Dataset content:
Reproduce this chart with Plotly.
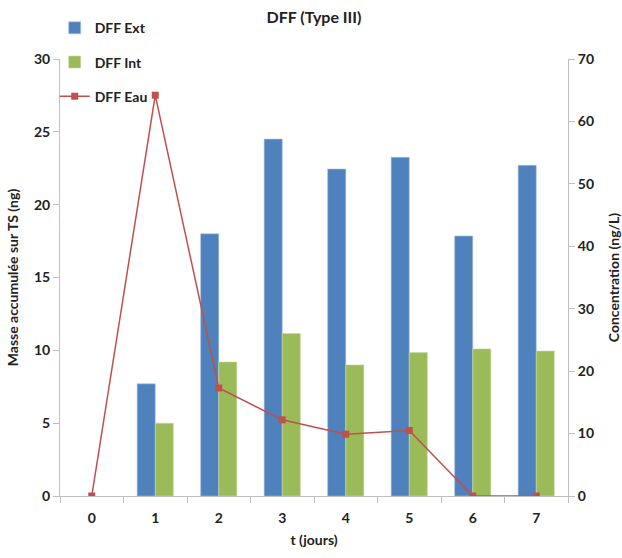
import plotly.graph_objects as go

days = ["0", "1", "2", "3", "4", "5", "6", "7"]
dff_ext = [None, 7.7, 18.0, 24.5, 22.45, 23.25, 17.85, 22.7]
dff_int = [None, 5.0, 9.2, 11.15, 9.0, 9.85, 10.1, 9.95]
dff_eau = [0, 64.2, 17.3, 12.2, 9.9, 10.5, 0, 0]

FONT = "Lato"
axis_col = "#BFBFBF"
txt_col = "#222222"

fig = go.Figure()
fig.add_trace(go.Bar(x=days, y=dff_ext, name="DFF Ext", marker_color="#4F81BD",
                     marker_line_color="#A9C1E0", marker_line_width=0.6, legendgroup="a"))
fig.add_trace(go.Bar(x=days, y=dff_int, name="DFF Int", marker_color="#9BBB59",
                     marker_line_color="#C8DCA4", marker_line_width=0.6, legendgroup="b"))
fig.add_trace(go.Scatter(x=days, y=dff_eau, name="DFF Eau", yaxis="y2", mode="lines+markers",
                         line=dict(color="#C0504D", width=1.5),
                         marker=dict(symbol="square", size=7, color="#C0504D"), legendgroup="c"))

fig.update_layout(
    width=622, height=558,
    margin=dict(l=60, r=54, t=58, b=60),
    paper_bgcolor="white", plot_bgcolor="white",
    font=dict(family=FONT, size=14, color=txt_col, weight="bold"),
    title=dict(text="DFF (Type III)", x=0.5, xanchor="center", xref="paper",
               y=1 - 17 / 558, yanchor="middle", yref="container",
               font=dict(family=FONT, size=16, color=txt_col, weight="bold")),
    barmode="group", bargap=0.43, bargroupgap=0,
    showlegend=True,
    legend=dict(x=-0.0104, xanchor="left", y=1.107, yanchor="top", orientation="v",
                tracegroupgap=13, itemwidth=30, bgcolor="rgba(0,0,0,0)",
                font=dict(family=FONT, size=14, color=txt_col, weight="bold")),
    xaxis=dict(type="category", range=[-0.5, 7.5], showline=True, linecolor=axis_col, linewidth=1,
               ticks="outside", tickson="boundaries", tickcolor=axis_col, ticklen=6,
               ticklabelstandoff=9,
               showgrid=False, zeroline=False,
               title=dict(text="t (jours)", standoff=10, font=dict(family=FONT, size=14, color=txt_col, weight="bold"))),
    yaxis=dict(range=[0, 30], dtick=5, showline=True, linecolor=axis_col, linewidth=1,
               ticks="outside", tickcolor=axis_col, ticklen=6, showgrid=False, zeroline=False,
               title=dict(text="Masse accumulée sur TS (ng)", standoff=12,
                          font=dict(family=FONT, size=14, color=txt_col, weight="bold"))),
    yaxis2=dict(range=[0, 70], dtick=10, overlaying="y", side="right", showline=True,
                linecolor=axis_col, linewidth=1, ticks="outside", tickcolor=axis_col, ticklen=6,
                showgrid=False, zeroline=False, automargin=False,
                title=dict(text="Concentration (ng/L)", standoff=16,
                           font=dict(family=FONT, size=14, color=txt_col, weight="bold"))),
)

fig.write_html("out.html", config={"displayModeBar": False},
               post_script="document.body.style.margin='0';")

Description of the task:
Print the whole listing above once more, word for word, without its pictures.

Exercise response:
Reproduce this chart with Plotly.
import plotly.graph_objects as go

days = ["0", "1", "2", "3", "4", "5", "6", "7"]
dff_ext = [None, 7.7, 18.0, 24.5, 22.45, 23.25, 17.85, 22.7]
dff_int = [None, 5.0, 9.2, 11.15, 9.0, 9.85, 10.1, 9.95]
dff_eau = [0, 64.2, 17.3, 12.2, 9.9, 10.5, 0, 0]

FONT = "Lato"
axis_col = "#BFBFBF"
txt_col = "#222222"

fig = go.Figure()
fig.add_trace(go.Bar(x=days, y=dff_ext, name="DFF Ext", marker_color="#4F81BD",
                     marker_line_color="#A9C1E0", marker_line_width=0.6, legendgroup="a"))
fig.add_trace(go.Bar(x=days, y=dff_int, name="DFF Int", marker_color="#9BBB59",
                     marker_line_color="#C8DCA4", marker_line_width=0.6, legendgroup="b"))
fig.add_trace(go.Scatter(x=days, y=dff_eau, name="DFF Eau", yaxis="y2", mode="lines+markers",
                         line=dict(color="#C0504D", width=1.5),
                         marker=dict(symbol="square", size=7, color="#C0504D"), legendgroup="c"))

fig.update_layout(
    width=622, height=558,
    margin=dict(l=60, r=54, t=58, b=60),
    paper_bgcolor="white", plot_bgcolor="white",
    font=dict(family=FONT, size=14, color=txt_col, weight="bold"),
    title=dict(text="DFF (Type III)", x=0.5, xanchor="center", xref="paper",
               y=1 - 17 / 558, yanchor="middle", yref="container",
               font=dict(family=FONT, size=16, color=txt_col, weight="bold")),
    barmode="group", bargap=0.43, bargroupgap=0,
    showlegend=True,
    legend=dict(x=-0.0104, xanchor="left", y=1.107, yanchor="top", orientation="v",
                tracegroupgap=13, itemwidth=30, bgcolor="rgba(0,0,0,0)",
                font=dict(family=FONT, size=14, color=txt_col, weight="bold")),
    xaxis=dict(type="category", range=[-0.5, 7.5], showline=True, linecolor=axis_col, linewidth=1,
               ticks="outside", tickson="boundaries", tickcolor=axis_col, ticklen=6,
               ticklabelstandoff=9,
               showgrid=False, zeroline=False,
               title=dict(text="t (jours)", standoff=10, font=dict(family=FONT, size=14, color=txt_col, weight="bold"))),
    yaxis=dict(range=[0, 30], dtick=5, showline=True, linecolor=axis_col, linewidth=1,
               ticks="outside", tickcolor=axis_col, ticklen=6, showgrid=False, zeroline=False,
               title=dict(text="Masse accumulée sur TS (ng)", standoff=12,
                          font=dict(family=FONT, size=14, color=txt_col, weight="bold"))),
    yaxis2=dict(range=[0, 70], dtick=10, overlaying="y", side="right", showline=True,
                linecolor=axis_col, linewidth=1, ticks="outside", tickcolor=axis_col, ticklen=6,
                showgrid=False, zeroline=False, automargin=False,
                title=dict(text="Concentration (ng/L)", standoff=16,
                           font=dict(family=FONT, size=14, color=txt_col, weight="bold"))),
)

fig.write_html("out.html", config={"displayModeBar": False},
               post_script="document.body.style.margin='0';")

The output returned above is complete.